◆ Dataset records ◆
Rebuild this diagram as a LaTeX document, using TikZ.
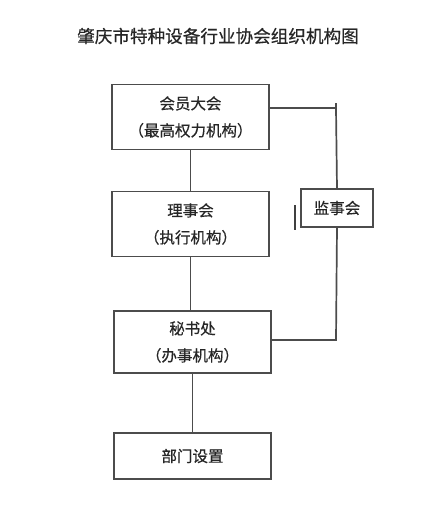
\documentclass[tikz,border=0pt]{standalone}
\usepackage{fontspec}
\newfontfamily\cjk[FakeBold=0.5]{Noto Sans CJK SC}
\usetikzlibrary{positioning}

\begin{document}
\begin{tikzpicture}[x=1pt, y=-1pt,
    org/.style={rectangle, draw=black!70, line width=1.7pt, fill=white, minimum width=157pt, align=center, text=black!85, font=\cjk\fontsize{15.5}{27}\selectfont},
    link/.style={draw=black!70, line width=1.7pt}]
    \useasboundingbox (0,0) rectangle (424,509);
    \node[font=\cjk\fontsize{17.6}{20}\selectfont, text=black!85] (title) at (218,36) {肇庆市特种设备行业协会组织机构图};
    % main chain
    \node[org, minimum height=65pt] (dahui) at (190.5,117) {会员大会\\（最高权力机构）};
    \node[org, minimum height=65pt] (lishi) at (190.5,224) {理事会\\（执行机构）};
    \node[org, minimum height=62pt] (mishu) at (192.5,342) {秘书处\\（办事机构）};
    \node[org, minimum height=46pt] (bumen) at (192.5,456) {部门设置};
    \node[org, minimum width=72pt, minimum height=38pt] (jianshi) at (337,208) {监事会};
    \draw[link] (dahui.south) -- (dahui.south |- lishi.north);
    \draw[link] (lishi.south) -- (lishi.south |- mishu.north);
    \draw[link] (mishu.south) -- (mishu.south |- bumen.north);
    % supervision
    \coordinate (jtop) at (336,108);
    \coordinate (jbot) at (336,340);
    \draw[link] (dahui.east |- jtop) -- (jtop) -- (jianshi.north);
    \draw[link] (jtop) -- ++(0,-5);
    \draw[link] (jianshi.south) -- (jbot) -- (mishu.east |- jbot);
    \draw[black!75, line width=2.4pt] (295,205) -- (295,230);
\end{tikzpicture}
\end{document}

==

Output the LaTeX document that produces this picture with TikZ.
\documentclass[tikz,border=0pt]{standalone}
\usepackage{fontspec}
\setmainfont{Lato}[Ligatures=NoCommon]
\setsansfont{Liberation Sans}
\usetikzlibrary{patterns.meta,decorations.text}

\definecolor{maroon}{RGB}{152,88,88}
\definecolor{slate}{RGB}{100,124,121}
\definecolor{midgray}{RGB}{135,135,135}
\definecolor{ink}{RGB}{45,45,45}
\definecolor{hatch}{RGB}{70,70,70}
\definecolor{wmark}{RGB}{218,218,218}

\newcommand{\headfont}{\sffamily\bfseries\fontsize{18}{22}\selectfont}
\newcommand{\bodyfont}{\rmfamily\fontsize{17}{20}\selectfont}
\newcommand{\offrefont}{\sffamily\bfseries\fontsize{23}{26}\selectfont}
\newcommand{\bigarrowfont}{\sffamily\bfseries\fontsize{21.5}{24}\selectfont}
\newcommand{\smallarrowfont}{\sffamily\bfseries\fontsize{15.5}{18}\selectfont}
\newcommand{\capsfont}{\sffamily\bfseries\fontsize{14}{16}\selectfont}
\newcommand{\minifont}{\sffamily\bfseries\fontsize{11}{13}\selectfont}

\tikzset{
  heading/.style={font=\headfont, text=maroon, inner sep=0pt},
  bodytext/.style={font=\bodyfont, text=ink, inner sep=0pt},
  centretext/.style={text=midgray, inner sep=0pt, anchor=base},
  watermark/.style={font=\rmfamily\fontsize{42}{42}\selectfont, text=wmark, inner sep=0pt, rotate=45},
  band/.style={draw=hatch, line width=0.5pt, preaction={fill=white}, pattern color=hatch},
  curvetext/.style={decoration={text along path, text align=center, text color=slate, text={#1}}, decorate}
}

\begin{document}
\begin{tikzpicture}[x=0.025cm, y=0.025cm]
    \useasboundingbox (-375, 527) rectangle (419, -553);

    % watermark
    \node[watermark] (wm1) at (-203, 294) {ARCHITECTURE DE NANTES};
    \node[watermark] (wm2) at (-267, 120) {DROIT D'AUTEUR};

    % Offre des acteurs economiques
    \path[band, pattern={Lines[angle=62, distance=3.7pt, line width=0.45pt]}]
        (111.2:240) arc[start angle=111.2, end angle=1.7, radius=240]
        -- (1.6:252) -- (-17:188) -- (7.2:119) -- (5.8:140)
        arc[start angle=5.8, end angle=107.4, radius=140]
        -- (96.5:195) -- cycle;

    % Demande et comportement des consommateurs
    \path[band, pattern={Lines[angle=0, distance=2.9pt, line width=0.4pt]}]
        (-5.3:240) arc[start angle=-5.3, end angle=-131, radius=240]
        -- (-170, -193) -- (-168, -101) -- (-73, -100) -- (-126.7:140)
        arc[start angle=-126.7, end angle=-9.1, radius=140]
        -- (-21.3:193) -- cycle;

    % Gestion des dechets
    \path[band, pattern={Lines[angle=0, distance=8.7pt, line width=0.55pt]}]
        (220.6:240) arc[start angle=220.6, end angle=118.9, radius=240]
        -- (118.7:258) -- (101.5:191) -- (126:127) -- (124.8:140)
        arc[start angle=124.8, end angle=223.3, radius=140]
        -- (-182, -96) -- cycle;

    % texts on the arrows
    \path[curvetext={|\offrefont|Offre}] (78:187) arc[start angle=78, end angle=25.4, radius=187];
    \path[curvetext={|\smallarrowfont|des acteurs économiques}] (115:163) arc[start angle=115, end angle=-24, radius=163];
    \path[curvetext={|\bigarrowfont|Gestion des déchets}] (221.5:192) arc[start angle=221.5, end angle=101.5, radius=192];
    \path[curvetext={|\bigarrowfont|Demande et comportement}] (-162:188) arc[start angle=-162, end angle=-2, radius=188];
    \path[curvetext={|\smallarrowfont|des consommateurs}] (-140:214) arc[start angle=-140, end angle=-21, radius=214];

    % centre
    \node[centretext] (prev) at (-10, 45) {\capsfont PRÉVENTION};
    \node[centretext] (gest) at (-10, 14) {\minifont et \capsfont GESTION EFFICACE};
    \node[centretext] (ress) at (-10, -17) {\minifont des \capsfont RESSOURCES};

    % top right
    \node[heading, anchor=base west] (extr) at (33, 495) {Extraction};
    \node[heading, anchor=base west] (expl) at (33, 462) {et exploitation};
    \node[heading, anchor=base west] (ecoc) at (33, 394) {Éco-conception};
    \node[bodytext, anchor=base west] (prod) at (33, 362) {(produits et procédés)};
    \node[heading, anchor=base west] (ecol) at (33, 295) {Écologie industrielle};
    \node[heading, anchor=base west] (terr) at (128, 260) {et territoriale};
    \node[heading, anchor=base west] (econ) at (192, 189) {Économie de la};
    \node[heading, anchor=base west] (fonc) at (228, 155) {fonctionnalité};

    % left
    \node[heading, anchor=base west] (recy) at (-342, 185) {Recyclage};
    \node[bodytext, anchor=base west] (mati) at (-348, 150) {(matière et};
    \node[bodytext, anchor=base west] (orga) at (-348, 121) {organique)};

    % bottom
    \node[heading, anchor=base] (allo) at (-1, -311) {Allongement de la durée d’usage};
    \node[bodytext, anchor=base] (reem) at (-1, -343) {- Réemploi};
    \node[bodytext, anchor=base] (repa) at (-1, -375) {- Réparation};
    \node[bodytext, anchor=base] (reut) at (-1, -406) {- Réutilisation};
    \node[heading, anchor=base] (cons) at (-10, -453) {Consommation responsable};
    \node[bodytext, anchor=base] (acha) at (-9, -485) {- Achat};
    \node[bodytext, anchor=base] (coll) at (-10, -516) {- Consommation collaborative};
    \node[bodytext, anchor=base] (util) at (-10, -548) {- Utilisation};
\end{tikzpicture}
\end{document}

◆ Set problem ◆
Begin with the line containing "Output the LaTeX", end with the line containing "at (-267, 120)", and repeat every line in that stretch exactly.

◆ Reply to the task ◆
Output the LaTeX document that produces this picture with TikZ.
\documentclass[tikz,border=0pt]{standalone}
\usepackage{fontspec}
\setmainfont{Lato}[Ligatures=NoCommon]
\setsansfont{Liberation Sans}
\usetikzlibrary{patterns.meta,decorations.text}

\definecolor{maroon}{RGB}{152,88,88}
\definecolor{slate}{RGB}{100,124,121}
\definecolor{midgray}{RGB}{135,135,135}
\definecolor{ink}{RGB}{45,45,45}
\definecolor{hatch}{RGB}{70,70,70}
\definecolor{wmark}{RGB}{218,218,218}

\newcommand{\headfont}{\sffamily\bfseries\fontsize{18}{22}\selectfont}
\newcommand{\bodyfont}{\rmfamily\fontsize{17}{20}\selectfont}
\newcommand{\offrefont}{\sffamily\bfseries\fontsize{23}{26}\selectfont}
\newcommand{\bigarrowfont}{\sffamily\bfseries\fontsize{21.5}{24}\selectfont}
\newcommand{\smallarrowfont}{\sffamily\bfseries\fontsize{15.5}{18}\selectfont}
\newcommand{\capsfont}{\sffamily\bfseries\fontsize{14}{16}\selectfont}
\newcommand{\minifont}{\sffamily\bfseries\fontsize{11}{13}\selectfont}

\tikzset{
  heading/.style={font=\headfont, text=maroon, inner sep=0pt},
  bodytext/.style={font=\bodyfont, text=ink, inner sep=0pt},
  centretext/.style={text=midgray, inner sep=0pt, anchor=base},
  watermark/.style={font=\rmfamily\fontsize{42}{42}\selectfont, text=wmark, inner sep=0pt, rotate=45},
  band/.style={draw=hatch, line width=0.5pt, preaction={fill=white}, pattern color=hatch},
  curvetext/.style={decoration={text along path, text align=center, text color=slate, text={#1}}, decorate}
}

\begin{document}
\begin{tikzpicture}[x=0.025cm, y=0.025cm]
    \useasboundingbox (-375, 527) rectangle (419, -553);

    % watermark
    \node[watermark] (wm1) at (-203, 294) {ARCHITECTURE DE NANTES};
    \node[watermark] (wm2) at (-267, 120) {DROIT D'AUTEUR};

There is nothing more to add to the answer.